For testing purpose, I installed four GlusterFS nodes and created a replicated volume with a replicate count of 4.
Two Gluster nodes reside in DC A, while the other Gluster nodes reside in DC B.
Now let's assume the four Gluster nodes have the following host names:
- gluster01 - located in DC A
- gluster02 - located in DC A
- gluster03 - located in DC B
- gluster04 - located in DC B
In my test scenario, I write a file to gluster01 which is located in DC A. Now how smart do the other Gluster nodes in DC B replicate from gluster01? Will both Gluster nodes in DC B replicate from gluster01 or will only one Gluster node from DC B replicate while the second node in DC B replicated from the other in DC B?
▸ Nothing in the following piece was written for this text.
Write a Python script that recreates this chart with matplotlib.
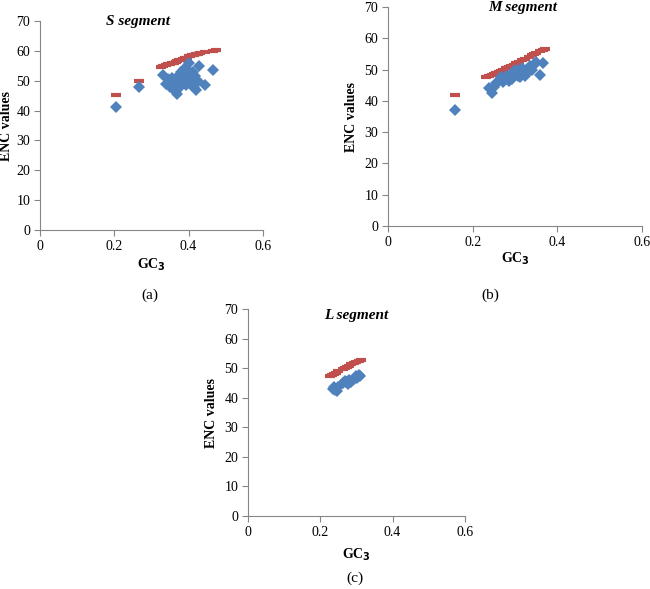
import matplotlib.pyplot as plt

plt.rcParams['font.family'] = ['Liberation Serif', 'DejaVu Serif']

# S segment
s_gc3 = [0.205, 0.267, 0.332, 0.340, 0.345, 0.350, 0.355, 0.360, 0.362, 0.365, 0.368, 0.370,
         0.372, 0.375, 0.378, 0.380, 0.382, 0.385, 0.388, 0.390, 0.392, 0.395, 0.398, 0.400,
         0.403, 0.405, 0.410, 0.412, 0.415, 0.418, 0.421, 0.425, 0.429, 0.443, 0.465]
s_enc = [41.2, 47.8, 51.9, 49.0, 50.5, 48.0, 51.0, 47.0, 49.5, 46.5, 45.5, 48.5,
         51.5, 47.5, 50.0, 53.0, 49.0, 51.5, 54.0, 52.0, 48.5, 50.5, 53.5, 55.8,
         51.0, 49.0, 50.5, 53.0, 48.0, 51.5, 46.9, 50.0, 55.0, 48.6, 53.6]
s_exp_gc3 = [0.205, 0.267, 0.325, 0.332, 0.340, 0.345, 0.350, 0.355, 0.360, 0.365, 0.370, 0.375,
             0.380, 0.385, 0.390, 0.395, 0.400, 0.405, 0.410, 0.415, 0.420, 0.425, 0.430, 0.443,
             0.465, 0.475]
s_exp_enc = [45.2, 49.9, 54.7, 55.0, 55.3, 55.5, 55.6, 55.9, 56.1, 56.4, 56.6, 56.8,
             57.0, 57.3, 57.5, 57.7, 58.2, 58.3, 58.5, 58.7, 58.9, 59.1, 59.3, 59.6,
             60.1, 60.3]

# M segment
m_gc3 = [0.158, 0.238, 0.245, 0.250, 0.255, 0.262, 0.268, 0.272, 0.278, 0.282, 0.286, 0.290,
         0.293, 0.297, 0.300, 0.303, 0.307, 0.310, 0.313, 0.317, 0.320, 0.324, 0.328, 0.332,
         0.336, 0.340, 0.345, 0.350, 0.359, 0.366]
m_enc = [37.1, 44.0, 42.6, 44.5, 45.8, 46.5, 47.5, 46.0, 48.0, 47.0, 46.5, 48.5,
         47.0, 49.5, 48.5, 50.0, 48.0, 49.5, 47.5, 50.5, 49.0, 48.0, 50.0, 49.5,
         51.0, 50.0, 51.5, 52.5, 48.3, 52.0]
m_exp_gc3 = [0.158, 0.232, 0.238, 0.245, 0.250, 0.255, 0.262, 0.268, 0.272, 0.278, 0.282, 0.286,
             0.290, 0.297, 0.303, 0.310, 0.317, 0.324, 0.332, 0.340, 0.345, 0.350, 0.359, 0.366,
             0.372]
m_exp_enc = [41.9, 47.6, 47.9, 48.3, 48.6, 48.9, 49.3, 49.7, 50.0, 50.4, 50.6, 50.9,
             51.2, 51.6, 52.0, 52.5, 53.0, 53.4, 54.0, 54.5, 54.9, 55.2, 55.8, 56.2,
             56.6]

# L segment
l_gc3 = [0.234, 0.238, 0.242, 0.246, 0.250, 0.264, 0.268, 0.272, 0.276, 0.280, 0.284, 0.294,
         0.298, 0.302, 0.306, 0.309]
l_enc = [43.0, 43.8, 42.6, 42.2, 43.5, 45.0, 45.8, 45.2, 44.6, 46.0, 45.3, 46.5,
         47.3, 46.8, 47.8, 47.4]
l_exp_gc3 = [0.226, 0.232, 0.238, 0.244, 0.250, 0.262, 0.268, 0.274, 0.280, 0.286, 0.294, 0.300,
             0.306, 0.312]
l_exp_enc = [47.5, 47.8, 48.1, 48.5, 48.9, 49.7, 50.1, 50.5, 50.9, 51.3, 51.8, 52.2,
             52.5, 52.8]

titles = ['S segment', 'M segment', 'L segment']
tags = ['(a)', '(b)', '(c)']
xticks = [0, 0.2, 0.4, 0.6]
xticklabels = ['0', '0.2', '0.4', '0.6']
yticks = [0, 10, 20, 30, 40, 50, 60, 70]

fig = plt.figure(figsize=(6.5, 5.89), dpi=100)
# left, bottom, width, height
boxes = [[0.0615, 0.6095, 0.343, 0.3548],
         [0.5969, 0.6163, 0.3908, 0.3718],
         [0.3815, 0.1239, 0.3338, 0.3514]]
data = [(s_gc3, s_enc, s_exp_gc3, s_exp_enc),
        (m_gc3, m_enc, m_exp_gc3, m_exp_enc),
        (l_gc3, l_enc, l_exp_gc3, l_exp_enc)]
# where the labels sit, in axes fractions
ylab_x = [-0.121, -0.118, -0.138]
xlab_y = [-0.129, -0.114, -0.15]
title_pos = [(0.44, 1.0), (0.53, 1.0), (0.50, 0.97)]
tag_pos = [(0.2308, 0.4992), (0.7538, 0.4992), (0.546, 0.0187)]

grey = '#868686'
for i, box in enumerate(boxes):
    gx, ge, ex, ee = data[i]
    ax = fig.add_axes(box)
    ax.plot(ex, ee, linestyle='none', marker='_', markersize=7, markeredgewidth=3,
            color='#C0504D')
    ax.plot(gx, ge, linestyle='none', marker='D', markersize=6.5, color='#4F81BD',
            markeredgewidth=0)
    ax.set_xlim(0, 0.6)
    ax.set_ylim(0, 70)
    ax.set_xticks(xticks)
    ax.set_xticklabels(xticklabels)
    ax.set_yticks(yticks)
    for side in ['top', 'right']:
        ax.spines[side].set_visible(False)
    for side in ['left', 'bottom']:
        ax.spines[side].set_color(grey)
    ax.tick_params(length=4, color=grey, labelsize=10, pad=3)
    ax.set_xlabel('GC$_\\mathbf{3}$', fontsize=10, fontweight='bold')
    ax.set_ylabel('ENC values', fontsize=10, fontweight='bold')
    ax.xaxis.set_label_coords(0.5, xlab_y[i])
    ax.yaxis.set_label_coords(ylab_x[i], 0.5)
    ax.text(title_pos[i][0], title_pos[i][1], titles[i], transform=ax.transAxes,
            ha='center', va='center', fontsize=11, fontweight='bold', style='italic')
    fig.text(tag_pos[i][0], tag_pos[i][1], tags[i], ha='center', va='center', fontsize=11)

fig.savefig('out.png', dpi=100)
The reason why I am asking this question is that I want to avoid non-necessary replication traffic between my DCs.
I found some hints in the official Gluster documentation; however, the stuff I found didn't clear things up for me.
A gluster client issues writes to all AFR replica servers simultaneously. (http://blog.gluster.org/2010/06/video-how-gluster-automatic-file-replication-works/). This fellow at redhat has written something he calls "new style replication" which implements something like what you are thinking happens, but this is not implemented in the glusterfs git repo. While NSR is interesting, the part relevant to this answer is his discussion of what AFR does now.
The easiest way to conserve bandwidth between your two sites is to use geo-replication, but this may not be useful in your application (eg, you need a multi-master setup).